Para ilustrar esse argumento (do quanto o “peleguismo” do programa conspirou para a sua decadência), é preciso lembrar dos últimos quadros novos levados ao ar. Um deles, um quadro em que o ator/ repórter Felipe Titto preparava um prato numa cozinha cenográfica com algum contratado da Globo (geralmente, um semi-conhecido do grande público), meio à la Ana Maria Braga. Outro quadro era um tricô sem graça entre o apresentador e produtor de moda Matheus Mazzafera, visava simples e claramente apenas expor a intimidade do entrevistador com pessoas famosas. Digamos que é muito mais fácil para nós, pobres mortais, sentirmo-nos próximos de Léo Dias, em suas falhas (só para pontuar, Léo, num Fofocalizando muito comovente, se despediu para se internar numa clínica para se livrar do vício em cocaína), do que da vida hi-society e repleta de grifes e plásticas de Matheus.

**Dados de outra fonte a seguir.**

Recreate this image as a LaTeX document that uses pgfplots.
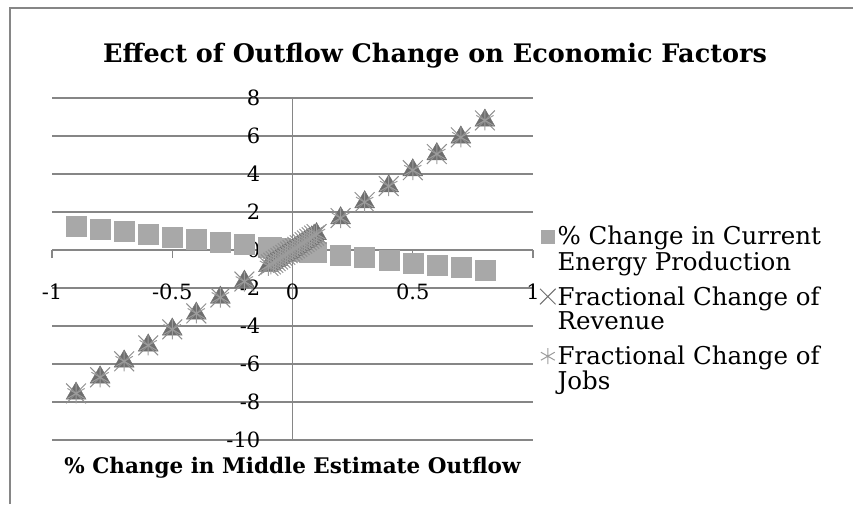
\documentclass[border=0pt]{standalone}
\usepackage{fontspec}
\setmainfont{DejaVu Serif}
\usepackage{pgfplots}
\usepackage{pgfplotstable}
\pgfplotsset{compat=1.18}

\definecolor{sqgray}{HTML}{A8A8A8}
\definecolor{trigray}{HTML}{6E6E6E}
\definecolor{xgray}{HTML}{8E8E8E}
\definecolor{stargray}{HTML}{9C9C9C}
\definecolor{gridgray}{HTML}{868686}

% x, energy production, revenue, jobs
\pgfplotstableread{
x      energy  revenue  jobs
-0.9   1.25   -7.55   -7.55
-0.8   1.12   -6.70   -6.70
-0.7   0.98   -5.86   -5.86
-0.6   0.84   -5.02   -5.02
-0.5   0.70   -4.18   -4.18
-0.4   0.56   -3.34   -3.34
-0.3   0.42   -2.50   -2.50
-0.2   0.28   -1.66   -1.66
-0.10  0.140  -0.840  -0.840
-0.09  0.126  -0.756  -0.756
-0.08  0.112  -0.672  -0.672
-0.07  0.098  -0.588  -0.588
-0.06  0.084  -0.504  -0.504
-0.05  0.070  -0.420  -0.420
-0.04  0.056  -0.336  -0.336
-0.03  0.042  -0.252  -0.252
-0.02  0.028  -0.168  -0.168
-0.01  0.014  -0.084  -0.084
 0.00  0.000   0.000   0.000
 0.01 -0.014   0.084   0.084
 0.02 -0.028   0.168   0.168
 0.03 -0.042   0.252   0.252
 0.04 -0.056   0.336   0.336
 0.05 -0.070   0.420   0.420
 0.06 -0.084   0.504   0.504
 0.07 -0.098   0.588   0.588
 0.08 -0.112   0.672   0.672
 0.09 -0.126   0.756   0.756
 0.10 -0.140   0.840   0.840
 0.2  -0.27    1.68    1.68
 0.3  -0.40    2.52    2.52
 0.4  -0.53    3.36    3.36
 0.5  -0.67    4.20    4.20
 0.6  -0.80    5.05    5.05
 0.7  -0.93    5.93    5.93
 0.8  -1.06    6.82    6.82
}\datatable

\begin{document}
\begin{tikzpicture}
\useasboundingbox (0,0) rectangle (853pt,504pt);
\draw[gridgray, line width=2pt] (10pt,0pt) -- (10pt,496pt) -- (870pt,496pt);
\node[font=\bfseries\fontsize{25.5}{30}\selectfont, anchor=base] at (435pt,441pt)
  {Effect of Outflow Change on Economic Factors};

\begin{axis}[
  at={(52pt,64pt)}, anchor=south west,
  scale only axis, width=481pt, height=342pt,
  xmin=-1, xmax=1, ymin=-10, ymax=8,
  axis x line=middle, axis y line=middle,
  axis line style={gridgray, line width=1.3pt, -},
  hide obscured x ticks=false, hide obscured y ticks=false,
  xtick={-1,-0.5,0,0.5,1},
  ytick={-10,-8,...,8},
  tick align=outside, major tick length=8pt,
  tick style={gridgray, line width=1.3pt},
  ymajorgrids, grid style={gridgray, line width=1.3pt},
  /pgf/number format/assume math mode=true,
  tick label style={font=\fontsize{21}{25}\selectfont},
  xticklabel style={anchor=center, yshift=-34pt},
  yticklabel style={anchor=east, inner sep=0pt, xshift=-24pt},
  xlabel={\% Change in Middle Estimate Outflow},
  xlabel style={at={(rel axis cs:0.5,0)}, anchor=base, yshift=-33pt,
    font=\bfseries\fontsize{21.5}{26}\selectfont},
  legend style={at={(1.008,0.637)}, anchor=north west, draw=none, fill=none,
    font=\fontsize{24.5}{24}\selectfont, cells={anchor=west, align=left},
    row sep=11pt},
  clip=false,
]
\addplot[only marks, mark=square*, mark size=10pt, color=sqgray,
  legend image post style={mark size=6.5pt, yshift=12pt}]
  table[x=x, y=energy] {\datatable};
\addlegendentry{\% Change in Current\\Energy Production}

\addplot[only marks, mark=triangle*, mark size=11.5pt, color=trigray, forget plot]
  table[x=x, y=revenue] {\datatable};

\addplot[only marks, mark=x, mark size=14pt, color=xgray, line width=1pt,
  legend image post style={mark size=11pt, color=trigray, yshift=12pt}]
  table[x=x, y=revenue] {\datatable};
\addlegendentry{Fractional Change of\\Revenue}

\addplot[only marks, mark=asterisk, mark size=10pt, color=stargray, line width=1pt,
  legend image post style={mark size=8pt, yshift=12pt}]
  table[x=x, y=jobs] {\datatable};
\addlegendentry{Fractional Change of\\Jobs}
\end{axis}
\end{tikzpicture}
\end{document}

Mais do que isso, sugiro que o fim do Vídeo Show suscite a reflexão sobre a dificuldade que a televisão (especificamente a Globo, mas não apenas ela) tem enfrentado para conseguir se renovar. É quase como se tudo que fosse possível fazer em TV já tivesse sido pensado antes. A falta de criatividade quanto a bons novos formatos é evidente quando vemos nas propostas confusas de programas como Os Melhores Anos de Nossas Vidas (espécie de game show sem sentido em que “artistas” competem representando diferentes décadas), Só Toca Pop (uma tentativa frustrada de recuperar programas de parada de sucesso, como Globo de Ouro, em pleno 2018) e Tamanho Família (competição forçada entre famílias de famosos e comandado por um apresentador que não cativa). Não por acaso, os programas de maior audiência, como Big Brother Brasil, já possuem grande longevidade na grade. No SBT, Silvio Santos explora há décadas os mesmos quadros e mesmas atrações, apostando no certo e evitando riscos. E vale lembrar que todos os programas novos de bastante sucesso – como MasterChef e Bake Off Brasil – são franquias compradas de outras emissoras.
Era esperado que o encerramento de um programa tão importante para a emissora tivesse ocorrido de forma menos improvisada, e que retomasse, com mais dignidade, a própria história desta enciclopédia televisiva. Mas, por fim, fica a provocação: é um milagre pensarmos que um programa que tem “vídeo” no nome tenha durado quase quarenta anos.